Data extracted from a collection:
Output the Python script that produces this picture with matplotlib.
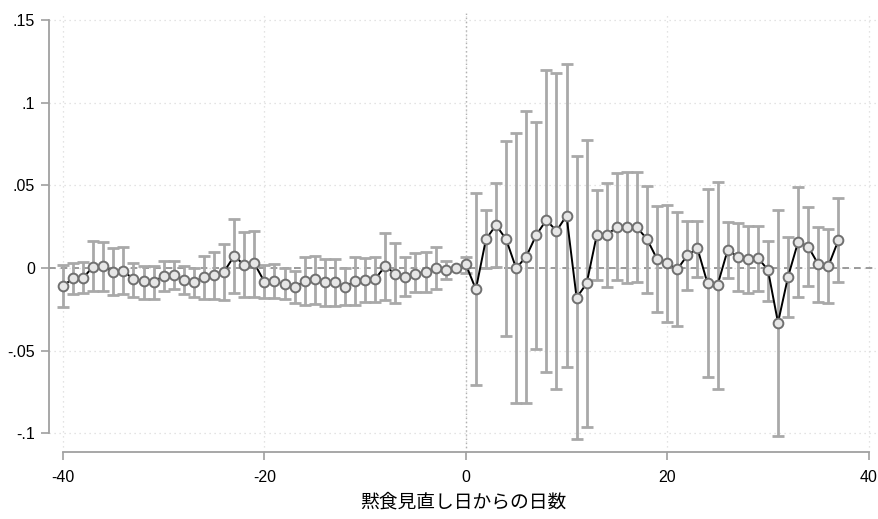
import numpy as np
import matplotlib
matplotlib.use("Agg")
import matplotlib.pyplot as plt

plt.rcParams['font.family'] = ['Liberation Sans', 'Noto Sans CJK JP']
plt.rcParams['axes.unicode_minus'] = False

# 黙食見直し日からの日数 (-1 は基準日)
days = list(range(-40, 38))

coef = [
    -0.0109, -0.0062, -0.0059, 0.0008, 0.0012, -0.0022, -0.0016, -0.0069, -0.0079, -0.0083,
    -0.0048, -0.0042, -0.0073, -0.0083, -0.0056, -0.0042, -0.0022, 0.0073, 0.0018, 0.0028,
    -0.0083, -0.0079, -0.0099, -0.0117, -0.0079, -0.0069, -0.0083, -0.0083, -0.0113, -0.0079,
    -0.0073, -0.0067, 0.0012, -0.0036, -0.0056, -0.0036, -0.0022, -0.0002, -0.0012, 0.0,
    0.0022, -0.0129, 0.0174, 0.0260, 0.0174, -0.0002, 0.0069, 0.0200, 0.0291, 0.0224,
    0.0317, -0.0180, -0.0093, 0.0198, 0.0198, 0.0250, 0.0246, 0.0246, 0.0174, 0.0053,
    0.0028, -0.0008, 0.0077, 0.0119, -0.0093, -0.0103, 0.0109, 0.0069, 0.0056, 0.0062,
    -0.0012, -0.0331, -0.0052, 0.0159, 0.0129, 0.0022, 0.0012, 0.0169,
]

ci_hi = [
    0.0018, 0.0032, 0.0036, 0.0163, 0.0159, 0.0119, 0.0125, 0.0028, 0.0012, 0.0012,
    0.0044, 0.0044, 0.0012, 0.0002, 0.0075, 0.0099, 0.0143, 0.0297, 0.0216, 0.0224,
    0.0018, 0.0024, -0.0002, -0.0018, 0.0065, 0.0073, 0.0055, 0.0055, -0.0002, 0.0065,
    0.0059, 0.0069, 0.0214, 0.0149, 0.0065, 0.0089, 0.0099, 0.0125, 0.0042, np.nan,
    0.0069, 0.0452, 0.0351, 0.0513, 0.0769, 0.0815, 0.0950, 0.0886, 0.1199, 0.1182,
    0.1233, 0.0678, 0.0775, 0.0472, 0.0516, 0.0577, 0.0583, 0.0583, 0.0496, 0.0375,
    0.0381, 0.0341, 0.0286, 0.0286, 0.0478, 0.0522, 0.0276, 0.0270, 0.0256, 0.0254,
    0.0165, 0.0351, 0.0186, 0.0492, 0.0367, 0.0246, 0.0236, 0.0422,
]

ci_lo = [
    -0.0234, -0.0157, -0.0153, -0.0139, -0.0139, -0.0163, -0.0159, -0.0174, -0.0190, -0.0186,
    -0.0137, -0.0129, -0.0159, -0.0174, -0.0188, -0.0188, -0.0194, -0.0153, -0.0178, -0.0174,
    -0.0180, -0.0184, -0.0190, -0.0214, -0.0224, -0.0218, -0.0230, -0.0230, -0.0224, -0.0224,
    -0.0204, -0.0204, -0.0194, -0.0210, -0.0168, -0.0143, -0.0143, -0.0127, -0.0067, np.nan,
    -0.0028, -0.0708, -0.0002, 0.0008, -0.0412, -0.0819, -0.0819, -0.0492, -0.0628, -0.0734,
    -0.0597, -0.1037, -0.0965, -0.0073, -0.0113, -0.0073, -0.0089, -0.0087, -0.0149, -0.0264,
    -0.0329, -0.0351, -0.0133, -0.0056, -0.0662, -0.0732, -0.0062, -0.0137, -0.0149, -0.0137,
    -0.0198, -0.1017, -0.0295, -0.0174, -0.0107, -0.0204, -0.0214, -0.0087,
]

xticks = [-40, -20, 0, 20, 40]
yticks = [-0.1, -0.05, 0, 0.05, 0.1, 0.15]
ytick_labels = ["-.1", "-.05", "0", ".05", ".1", ".15"]
xlabel = "黙食見直し日からの日数"

x = np.array(days)
b = np.array(coef)
hi = np.array(ci_hi)
lo = np.array(ci_lo)
ok = ~np.isnan(hi)

fig = plt.figure(figsize=(8.79, 5.19), dpi=100)
ax = fig.add_axes([0.0557, 0.1291, 0.9417, 0.8478])
ax.set_xlim(-41.39, 40.8)
ax.set_ylim(-0.1114, 0.155)

# grid (dotted)
for t in xticks:
    ax.axvline(t, color="#dadada", lw=0.9, ls=(0, (1, 3)), zorder=0)
for t in yticks:
    ax.axhline(t, color="#dadada", lw=0.9, ls=(0, (1, 3)), zorder=0)

# reference lines
ax.axhline(0, color="#8a8a8a", lw=1.2, ls=(0, (4, 3)), zorder=1)
ax.axvline(0, color="#b0b0b0", lw=1.0, ls=(0, (1, 2)), zorder=1)

ax.errorbar(x[ok], b[ok], yerr=[b[ok] - lo[ok], hi[ok] - b[ok]], fmt="none",
            ecolor="#a9a9a9", elinewidth=2.0, capsize=4, capthick=2.0, zorder=2)
ax.plot(x, b, color="black", lw=1.4, zorder=3)
ax.plot(x, b, ls="none", marker="o", ms=7, mfc="#e6e6e6", mec="#707070", mew=1.4, zorder=4)

ax.set_xticks(xticks)
ax.set_yticks(yticks)
ax.set_yticklabels(ytick_labels)
ax.tick_params(axis="both", direction="out", length=6, width=1.2, color="#a0a0a0",
               labelsize=11.5, labelcolor="black")
ax.tick_params(axis="x", pad=7)
ax.tick_params(axis="y", pad=4)

for s in ["top", "right"]:
    ax.spines[s].set_visible(False)
ax.spines["left"].set_bounds(-0.1, 0.15)
ax.spines["bottom"].set_bounds(-40, 40)
for s in ["left", "bottom"]:
    ax.spines[s].set_color("#a0a0a0")
    ax.spines[s].set_linewidth(1.3)

ax.set_xlabel(xlabel, family=["Noto Sans CJK JP", "DejaVu Sans"], fontsize=13.5, labelpad=5)

fig.savefig("out.png", dpi=100)
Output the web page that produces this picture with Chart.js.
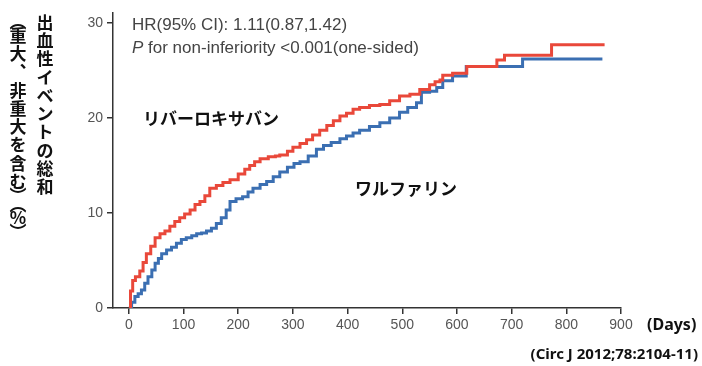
<!DOCTYPE html>
<html>
<head>
<meta charset="utf-8">
<script src="https://cdn.jsdelivr.net/npm/chart.js@4.4.0/dist/chart.umd.min.js"></script>
<style>
    html, body { margin: 0; padding: 0; background: #fff; }
    #wrap { width: 702px; height: 366px; position: relative; }
</style>
</head>
<body>
<div id="wrap"><canvas id="myChart"></canvas></div>
<script>
// cumulative bleeding events (%)
const redDays = [0, 3, 7, 12, 20, 26, 32, 40, 48, 57, 66, 75, 84, 93, 102, 112, 121, 130, 139, 148, 160, 172, 185, 200, 212, 221, 230, 240, 255, 268, 276, 290, 300, 313, 325, 336, 349, 362, 374, 386, 398, 410, 422, 440, 459, 477, 495, 514, 532, 550, 560, 569, 574, 592, 618, 673, 687, 773, 870]
const redValues = [0, 1.8, 2.9, 3.3, 3.9, 4.8, 5.7, 6.5, 7.4, 7.8, 8.1, 8.6, 9.1, 9.5, 9.9, 10.3, 10.9, 11.2, 11.8, 12.6, 12.9, 13.2, 13.5, 14.1, 14.6, 15.0, 15.4, 15.7, 15.9, 16.0, 16.1, 16.5, 16.9, 17.3, 17.7, 18.2, 18.7, 19.2, 19.7, 20.2, 20.5, 20.9, 21.1, 21.3, 21.4, 21.8, 22.3, 22.5, 23.0, 23.5, 23.8, 24.0, 24.5, 24.7, 25.4, 26.1, 26.6, 27.7, 27.7]
const blueDays = [0, 5, 11, 17, 23, 29, 35, 42, 48, 54, 60, 69, 78, 87, 96, 105, 115, 124, 133, 142, 151, 160, 169, 178, 185, 196, 208, 218, 227, 240, 252, 264, 276, 290, 302, 313, 328, 343, 356, 370, 386, 398, 410, 422, 440, 459, 477, 495, 510, 526, 535, 550, 563, 574, 592, 617, 720, 866]
const blueValues = [0, 0.6, 1.2, 1.5, 1.9, 2.6, 3.3, 4.0, 4.7, 5.2, 5.7, 6.1, 6.4, 6.8, 7.2, 7.4, 7.6, 7.8, 7.9, 8.1, 8.4, 8.9, 9.5, 10.3, 11.2, 11.5, 11.7, 12.2, 12.6, 13.0, 13.3, 13.8, 14.3, 14.8, 15.2, 15.4, 16.0, 16.7, 17.1, 17.4, 17.8, 18.1, 18.4, 18.7, 19.1, 19.5, 20.0, 20.6, 21.1, 21.6, 22.7, 22.8, 23.2, 23.9, 24.4, 25.4, 26.2, 26.2]

const xTicks = [0, 100, 200, 300, 400, 500, 600, 700, 800, 900]
const yTicks = [0, 10, 20, 30]

const redLabel = 'リバーロキサバン'
const blueLabel = 'ワルファリン'
const hrText = 'HR(95% CI): 1.11(0.87,1.42)'
const pText = ' for non-inferiority <0.001(one-sided)'
const yTitleRight = '出血性イベントの総和'
const yTitleLeft = '（重大、非重大を含む）（%）'
const xUnit = '(Days)'
const source = '(Circ J 2012;78:2104-11)'

const RED = '#e9483a'
const BLUE = '#3b6fb2'

// vertical japanese text, one glyph per cell
function drawVertical(ctx, text, cx, top) {
    const vert = { '（': '︵', '）': '︶', '、': '︑' }
    let y = top
    for (const ch of text) {
        const half = ch === '（' || ch === '）'
        const h = half ? 9 : 18.3
        ctx.fillText(vert[ch] || ch, cx, y + h / 2)
        y += h
    }
}

const labelsPlugin = {
    id: 'labels',
    afterDraw(chart) {
        const ctx = chart.ctx
        ctx.save()
        ctx.fillStyle = '#444'
        ctx.textBaseline = 'alphabetic'
        ctx.textAlign = 'left'
        ctx.font = '17px "Liberation Sans"'
        ctx.fillText(hrText, 132, 30)
        ctx.font = 'italic 17px "Liberation Sans"'
        ctx.fillText('P', 132, 53)
        const pw = ctx.measureText('P').width
        ctx.font = '17px "Liberation Sans"'
        ctx.fillText(pText, 132 + pw, 53)

        ctx.fillStyle = '#111'
        ctx.textBaseline = 'middle'
        ctx.font = 'bold 17px "Noto Sans CJK JP"'
        ctx.fillText(redLabel, 143, 119)
        ctx.fillText(blueLabel, 355, 189)

        ctx.textAlign = 'center'
        ctx.font = 'bold 17px "Noto Sans CJK JP"'
        drawVertical(ctx, yTitleRight, 45, 13)
        drawVertical(ctx, yTitleLeft, 18, 17)

        ctx.textAlign = 'left'
        ctx.font = 'bold 16px "Noto Sans"'
        ctx.fillText(xUnit, 647, 325)
        ctx.textAlign = 'right'
        ctx.font = 'bold 15px "Noto Sans"'
        ctx.fillText(source, 698, 355)
        ctx.restore()
    },
}

const ctx = document.getElementById('myChart')
const chart = new Chart(ctx, {
    type: 'line',
    data: {
        datasets: [
            {
                label: redLabel,
                data: redDays.map((d, i) => ({ x: d, y: redValues[i] })),
                borderColor: RED,
                borderWidth: 3,
                stepped: true,
                pointRadius: 0,
                fill: false,
            },
            {
                label: blueLabel,
                data: blueDays.map((d, i) => ({ x: d, y: blueValues[i] })),
                borderColor: BLUE,
                borderWidth: 3,
                stepped: true,
                pointRadius: 0,
                fill: false,
            },
        ],
    },
    options: {
        responsive: true,
        maintainAspectRatio: false,
        animation: false,
        layout: { padding: { top: 10, right: 81, bottom: 0, left: 0 } },
        plugins: {
            legend: { display: false },
            tooltip: { enabled: false },
        },
        scales: {
            x: {
                type: 'linear',
                min: -29,
                max: 900,
                afterBuildTicks: (s) => { s.ticks = xTicks.map((v) => ({ value: v })) },
                afterFit: (s) => { s.height = 58 },
                ticks: {
                    font: { family: 'Liberation Sans', size: 14 },
                    color: '#555',
                    padding: 3,
                    maxRotation: 0,
                    autoSkip: false,
                },
                grid: { drawOnChartArea: false, tickLength: 6, color: '#333', lineWidth: 1.5 },
                border: { color: '#333', width: 1.5 },
            },
            y: {
                min: 0,
                max: 31.1,
                afterBuildTicks: (s) => { s.ticks = yTicks.map((v) => ({ value: v })) },
                afterFit: (s) => { s.width = 113 },
                ticks: {
                    font: { family: 'Liberation Sans', size: 14 },
                    color: '#555',
                    padding: 4,
                },
                grid: { drawOnChartArea: false, tickLength: 6, color: '#333', lineWidth: 1.5 },
                border: { color: '#333', width: 1.5 },
            },
        },
    },
    plugins: [labelsPlugin],
})
</script>
</body>
</html>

Problem description → Filter out all lines lacking the word "produces" and copy the rest.

Correct output →
Output the Python script that produces this picture with matplotlib.
Output the web page that produces this picture with Chart.js.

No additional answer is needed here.